Grouping mode: In this mode, interaction messages between agents are distributed through a message queue. A message in this mode has only one sender but may has multiple receivers.
Hybrid mode: In this mode, the Leader and Partner may interact directly or through the message queue according to the Leader's task planning.

In point-to-point mode, the Leader and each Partner communicate directly via ACP-IF-08. In grouping mode, a message distribution service (MDF) is used. Agents create/join groups and exchange messages via ACP-IF-09, while still using ACP-IF-03 for authentication / authorization decisions.

Tool Invocation When an agent needs external tools / resources, a typical tool invocation workflow includes:

The agent uses TAF to discover available tools (locally cached or via TSF).
The agent invokes a tool (ACP-IF-10).
TSF executes or brokers the tool and returns results to the agent.

Agent Monitoring If agent monitoring is required, agents and services export logs / events via AMF. Monitoring data can be used for troubleshooting, policy enforcement, auditing, and governance.

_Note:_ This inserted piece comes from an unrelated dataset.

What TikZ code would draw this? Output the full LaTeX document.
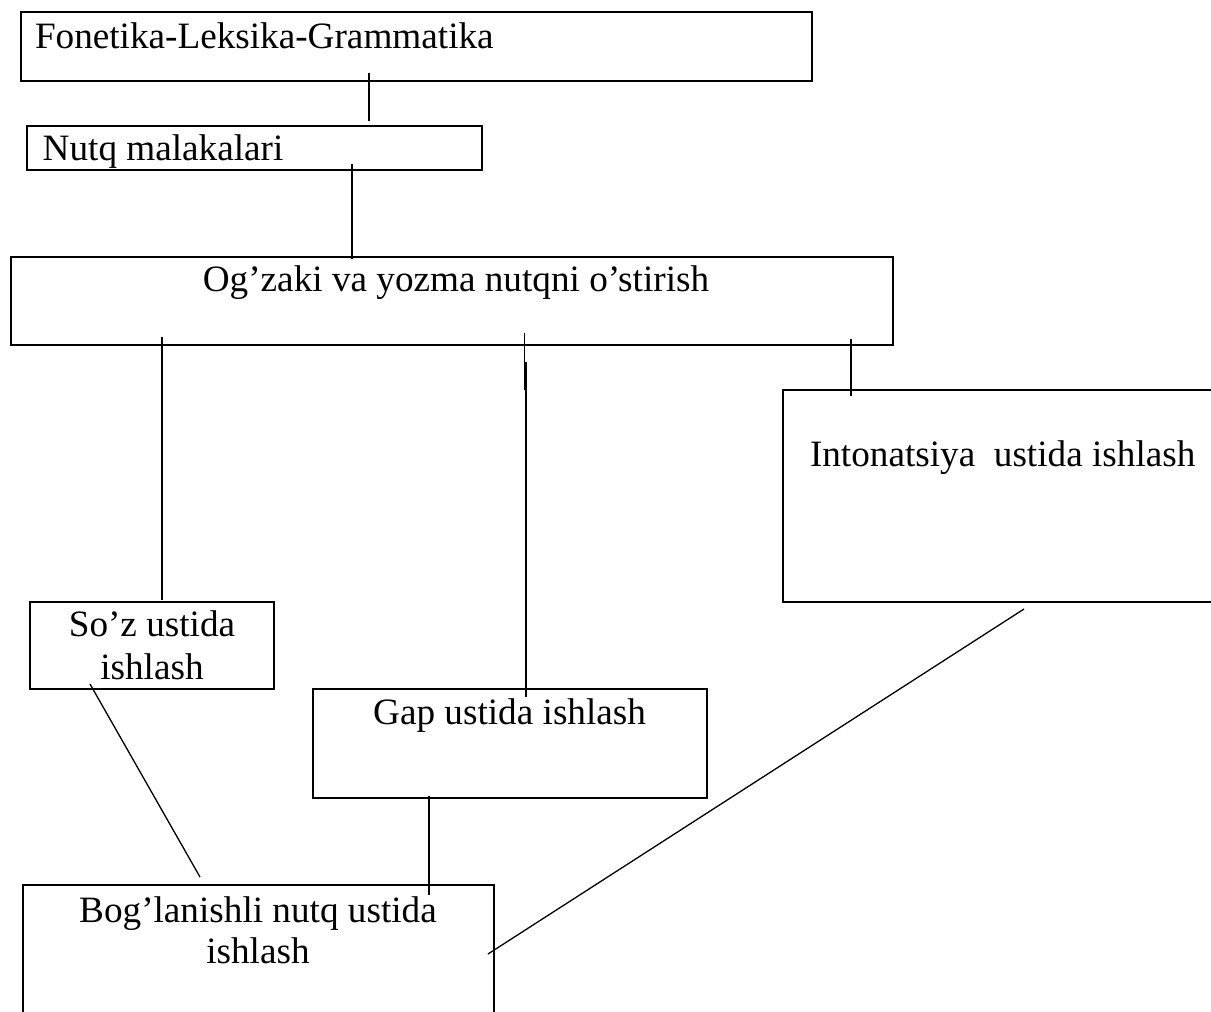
\documentclass[tikz,border=0pt]{standalone}
\usepackage{fontspec}
\setmainfont{Liberation Serif}
\begin{document}
\begin{tikzpicture}[x=1pt,y=-1pt,
  boxline/.style={draw=black,line width=2.1pt},
  wire/.style={draw=black,line width=1.3pt},
  lbl/.style={inner sep=0pt,outer sep=0pt,font=\fontsize{37.2}{42.6}\selectfont,align=center}]
\clip (0,0) rectangle (1211,1012);
\fill[white] (0,0) rectangle (1211,1012);
% boxes
\path[boxline] (20.7,12) rectangle (811.7,80.7);
\coordinate (b1) at (20.7,12);
\path[boxline] (27.3,126) rectangle (482,170);
\path[boxline] (11,256.7) rectangle (892.6,344.7);
\path[boxline] (783.3,390) rectangle (1240,601.7);
\path[boxline] (30,602) rectangle (274.3,688.7);
\path[boxline] (312.7,688.7) rectangle (707,798);
\path[boxline] (23,885) rectangle (494,1040);
% texts
\node[lbl,anchor=base west] (t1) at (35,48.3) {Fonetika-Leksika-Grammatika};
\node[lbl,anchor=base west] (t2) at (42.7,160.7) {Nutq malakalari};
\node[lbl,anchor=base] (t3) at (456,291.7) {Og’zaki va yozma nutqni o’stirish};
\node[lbl,anchor=base west] (t4) at (810,466.7) {Intonatsiya\ \ ustida ishlash};
\node[lbl,anchor=base] (t5) at (152,636.7) {So’z ustida};
\node[lbl,anchor=base] (t5b) at (152,679.3) {ishlash};
\node[lbl,anchor=base] (t6) at (509.6,724) {Gap ustida ishlash};
\node[lbl,anchor=base] (t7) at (258,922) {Bog’lanishli nutq ustida};
\node[lbl,anchor=base] (t7b) at (258,963) {ishlash};
% connector end points
\coordinate (a1) at (369,72.7);   \coordinate (a2) at (369,120.7);
\coordinate (b1a) at (352,164);   \coordinate (b1b) at (352,259);
\coordinate (c1a) at (162,337);   \coordinate (c1b) at (162,600);
\coordinate (c2a) at (524.6,333); \coordinate (c2b) at (524.6,390);
\coordinate (c3a) at (526.2,362); \coordinate (c3b) at (526.2,697);
\coordinate (c4a) at (851,339);   \coordinate (c4b) at (851,396);
\coordinate (d1a) at (90,684);    \coordinate (d1b) at (200,877);
\coordinate (d2a) at (429,796);   \coordinate (d2b) at (429,895);
\coordinate (d3a) at (1024,609);  \coordinate (d3b) at (488,954);
% connectors
\draw[wire] (a1) -- (a2);
\draw[wire] (b1a) -- (b1b);
\draw[wire] (c1a) -- (c1b);
\draw[wire] (c2a) -- (c2b);
\draw[wire,line width=1.9pt] (c3a) -- (c3b);
\draw[wire] (c4a) -- (c4b);
\draw[wire] (d1a) -- (d1b);
\draw[wire] (d2a) -- (d2b);
\draw[wire] (d3a) -- (d3b);
\end{tikzpicture}
\end{document}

Conclusions This draft introduces the Agent Collaboration Protocols (ACPs) architecture for Internet of Agents. By defining a functional architecture with conceptual domains, functional components and reference interfaces, ACPs can support trusted registration, identity authentication, agent discovery, agent interaction, tool invocation, and agent monitoring. ACPs address the core requirements for interoperability and secure collaboration among heterogeneous agents. The long-term goal of the ACPs is to enable IoA to serve as the critical infrastructure for agent collaboration on complex tasks, as well as to support the future large-scale and diverse applications.

Security Considerations This document focuses on the Agent Collaboration Protocols architecture for IoA. Security of IoA is not detailed in this document. Security considerations relevant to deployment with multiple agent service providers are suggested to be deeply discussed through other proposals.

IANA Considerations This document makes no request for IANA action.